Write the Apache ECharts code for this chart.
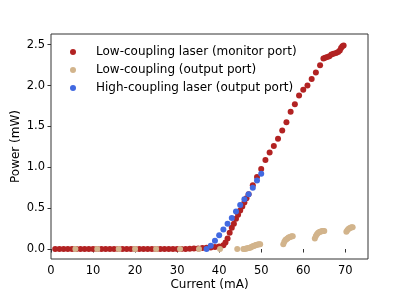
<!DOCTYPE html>
<html>
<head>
<meta charset="utf-8">
<script src="https://cdn.jsdelivr.net/npm/echarts@6/dist/echarts.min.js"></script>
<style>html,body{margin:0;padding:0;background:#fff}#c{width:409px;height:292px}</style>
</head>
<body>
<div id="c"></div>
<script>
// Low-coupling laser (monitor port)
var redX = [1,2,3,4,5,6,7,8,9,10,11,12,13,14,15,16,17,18,19,20,21,22,23,24,25,26,27,28,29,30,31,32,33,34,35,36,37,38,39,40,41,
  41.5,42,42.5,43,43.5,44,44.5,45,45.5,46,46.5,47,48,49,50,51,52,53,54,55,56,57,58,59,60,61,62,63,64,64.8,
  65.2,65.7,66.2,66.7,67.2,67.8,68.3,68.7,69.0,69.3,69.6];
var redY = [0,0,0,0,0,0,0,0,0,0,0,0,0,0,0,0,0,0,0,0,0,0,0,0,0,0,0,0,0,0,0,0,0.003,0.005,0.008,0.012,0.015,0.02,0.025,0.03,0.045,
  0.08,0.13,0.2,0.26,0.31,0.37,0.42,0.47,0.52,0.57,0.62,0.67,0.78,0.88,0.98,1.09,1.18,1.26,1.35,1.45,1.55,1.68,1.77,1.88,1.95,2.0,2.08,2.16,2.25,2.33,
  2.34,2.35,2.36,2.38,2.39,2.40,2.41,2.43,2.46,2.48,2.49];
// Low-coupling (output port)
var tanX = [5.8,11.0,16.1,20.0,25.0,30.7,35.2,40.2,44.3,
  45.75,46,46.25,46.5,46.75,47,47.25,47.5,47.75,48,48.25,48.5,48.75,49,49.25,49.5,49.75,
  55.25,55.5,55.75,56,56.25,56.5,56.75,57,57.25,57.5,
  62.75,63,63.25,63.5,63.75,64,64.25,64.5,64.75,65,
  70.25,70.5,70.75,71,71.25,71.5,71.75];
var tanY = [0,0,0,0,0,0,0,0,0,
  0,0,0.003,0.006,0.01,0.013,0.017,0.02,0.027,0.033,0.038,0.043,0.048,0.052,0.055,0.057,0.058,
  0.06,0.09,0.11,0.12,0.13,0.14,0.145,0.15,0.155,0.155,
  0.13,0.16,0.18,0.195,0.205,0.21,0.215,0.22,0.22,0.22,
  0.21,0.23,0.245,0.255,0.26,0.265,0.265];
// High-coupling laser (output port)
var blueX = [37,38,39,40,41,42,43,44,45,46,47,48,49,50];
var blueY = [0.0,0.04,0.10,0.17,0.24,0.31,0.38,0.46,0.54,0.61,0.67,0.75,0.84,0.92];

var xTicks = [0,10,20,30,40,50,60,70];
var yTicks = [0,0.5,1.0,1.5,2.0,2.5];
var seriesNames = ['Low-coupling laser (monitor port)','Low-coupling (output port)','High-coupling laser (output port)'];

function zip(a,b){return a.map(function(v,i){return [v,b[i]];});}

var font = 'DejaVu Sans';
var chart = echarts.init(document.getElementById('c'), null, {renderer:'canvas'});
chart.setOption({
  animation:false,
  backgroundColor:'#fff',
  grid:{left:51,right:41,top:34,bottom:33,show:true,borderColor:'#333',borderWidth:1,backgroundColor:'transparent',outerBoundsMode:'none',containLabel:false},
  legend:{
    orient:'vertical',left:65,top:41,padding:5,itemWidth:6,itemHeight:6,itemGap:6,icon:'circle',
    textStyle:{fontFamily:font,fontSize:12,lineHeight:12,color:'#000',padding:[0,0,0,15]},
    data:seriesNames
  },
  xAxis:{
    type:'value',min:0,max:75.4,
    name:'Current (mA)',nameLocation:'middle',nameGap:20,nameMoveOverlap:false,
    nameTextStyle:{fontFamily:font,fontSize:12,color:'#000'},
    axisLine:{show:false},
    splitLine:{show:false},
    axisTick:{show:true,length:3.5,lineStyle:{color:'#333'},customValues:xTicks},
    axisLabel:{fontFamily:font,fontSize:11.5,color:'#000',margin:6,customValues:xTicks,formatter:function(v){return String(v);}}
  },
  yAxis:{
    type:'value',min:-0.122,max:2.631,
    name:'Power (mW)',nameLocation:'middle',nameGap:29,nameMoveOverlap:false,
    nameTextStyle:{fontFamily:font,fontSize:12,color:'#000'},
    axisLine:{show:false},
    splitLine:{show:false},
    axisTick:{show:true,length:3.5,lineStyle:{color:'#333'},customValues:yTicks},
    axisLabel:{fontFamily:font,fontSize:11.5,color:'#000',margin:6,customValues:yTicks,formatter:function(v){return v.toFixed(1);}}
  },
  series:[
    {name:seriesNames[0],type:'scatter',symbolSize:6,itemStyle:{color:'#B22222',opacity:1},data:zip(redX,redY),z:2},
    {name:seriesNames[1],type:'scatter',symbolSize:6,itemStyle:{color:'#D2B48C',opacity:1},data:zip(tanX,tanY),z:3},
    {name:seriesNames[2],type:'scatter',symbolSize:6,itemStyle:{color:'#4169E1',opacity:1},data:zip(blueX,blueY),z:4}
  ]
});
</script>
</body>
</html>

^^^^^^^^^^^^^^^^

■ **Given exercise**:
Copy out every line of the material above exactly, skipping the pictures.

■ **Full output**:
Write the Apache ECharts code for this chart.
<!DOCTYPE html>
<html>
<head>
<meta charset="utf-8">
<script src="https://cdn.jsdelivr.net/npm/echarts@6/dist/echarts.min.js"></script>
<style>html,body{margin:0;padding:0;background:#fff}#c{width:409px;height:292px}</style>
</head>
<body>
<div id="c"></div>
<script>
// Low-coupling laser (monitor port)
var redX = [1,2,3,4,5,6,7,8,9,10,11,12,13,14,15,16,17,18,19,20,21,22,23,24,25,26,27,28,29,30,31,32,33,34,35,36,37,38,39,40,41,
  41.5,42,42.5,43,43.5,44,44.5,45,45.5,46,46.5,47,48,49,50,51,52,53,54,55,56,57,58,59,60,61,62,63,64,64.8,
  65.2,65.7,66.2,66.7,67.2,67.8,68.3,68.7,69.0,69.3,69.6];
var redY = [0,0,0,0,0,0,0,0,0,0,0,0,0,0,0,0,0,0,0,0,0,0,0,0,0,0,0,0,0,0,0,0,0.003,0.005,0.008,0.012,0.015,0.02,0.025,0.03,0.045,
  0.08,0.13,0.2,0.26,0.31,0.37,0.42,0.47,0.52,0.57,0.62,0.67,0.78,0.88,0.98,1.09,1.18,1.26,1.35,1.45,1.55,1.68,1.77,1.88,1.95,2.0,2.08,2.16,2.25,2.33,
  2.34,2.35,2.36,2.38,2.39,2.40,2.41,2.43,2.46,2.48,2.49];
// Low-coupling (output port)
var tanX = [5.8,11.0,16.1,20.0,25.0,30.7,35.2,40.2,44.3,
  45.75,46,46.25,46.5,46.75,47,47.25,47.5,47.75,48,48.25,48.5,48.75,49,49.25,49.5,49.75,
  55.25,55.5,55.75,56,56.25,56.5,56.75,57,57.25,57.5,
  62.75,63,63.25,63.5,63.75,64,64.25,64.5,64.75,65,
  70.25,70.5,70.75,71,71.25,71.5,71.75];
var tanY = [0,0,0,0,0,0,0,0,0,
  0,0,0.003,0.006,0.01,0.013,0.017,0.02,0.027,0.033,0.038,0.043,0.048,0.052,0.055,0.057,0.058,
  0.06,0.09,0.11,0.12,0.13,0.14,0.145,0.15,0.155,0.155,
  0.13,0.16,0.18,0.195,0.205,0.21,0.215,0.22,0.22,0.22,
  0.21,0.23,0.245,0.255,0.26,0.265,0.265];
// High-coupling laser (output port)
var blueX = [37,38,39,40,41,42,43,44,45,46,47,48,49,50];
var blueY = [0.0,0.04,0.10,0.17,0.24,0.31,0.38,0.46,0.54,0.61,0.67,0.75,0.84,0.92];

var xTicks = [0,10,20,30,40,50,60,70];
var yTicks = [0,0.5,1.0,1.5,2.0,2.5];
var seriesNames = ['Low-coupling laser (monitor port)','Low-coupling (output port)','High-coupling laser (output port)'];

function zip(a,b){return a.map(function(v,i){return [v,b[i]];});}

var font = 'DejaVu Sans';
var chart = echarts.init(document.getElementById('c'), null, {renderer:'canvas'});
chart.setOption({
  animation:false,
  backgroundColor:'#fff',
  grid:{left:51,right:41,top:34,bottom:33,show:true,borderColor:'#333',borderWidth:1,backgroundColor:'transparent',outerBoundsMode:'none',containLabel:false},
  legend:{
    orient:'vertical',left:65,top:41,padding:5,itemWidth:6,itemHeight:6,itemGap:6,icon:'circle',
    textStyle:{fontFamily:font,fontSize:12,lineHeight:12,color:'#000',padding:[0,0,0,15]},
    data:seriesNames
  },
  xAxis:{
    type:'value',min:0,max:75.4,
    name:'Current (mA)',nameLocation:'middle',nameGap:20,nameMoveOverlap:false,
    nameTextStyle:{fontFamily:font,fontSize:12,color:'#000'},
    axisLine:{show:false},
    splitLine:{show:false},
    axisTick:{show:true,length:3.5,lineStyle:{color:'#333'},customValues:xTicks},
    axisLabel:{fontFamily:font,fontSize:11.5,color:'#000',margin:6,customValues:xTicks,formatter:function(v){return String(v);}}
  },
  yAxis:{
    type:'value',min:-0.122,max:2.631,
    name:'Power (mW)',nameLocation:'middle',nameGap:29,nameMoveOverlap:false,
    nameTextStyle:{fontFamily:font,fontSize:12,color:'#000'},
    axisLine:{show:false},
    splitLine:{show:false},
    axisTick:{show:true,length:3.5,lineStyle:{color:'#333'},customValues:yTicks},
    axisLabel:{fontFamily:font,fontSize:11.5,color:'#000',margin:6,customValues:yTicks,formatter:function(v){return v.toFixed(1);}}
  },
  series:[
    {name:seriesNames[0],type:'scatter',symbolSize:6,itemStyle:{color:'#B22222',opacity:1},data:zip(redX,redY),z:2},
    {name:seriesNames[1],type:'scatter',symbolSize:6,itemStyle:{color:'#D2B48C',opacity:1},data:zip(tanX,tanY),z:3},
    {name:seriesNames[2],type:'scatter',symbolSize:6,itemStyle:{color:'#4169E1',opacity:1},data:zip(blueX,blueY),z:4}
  ]
});
</script>
</body>
</html>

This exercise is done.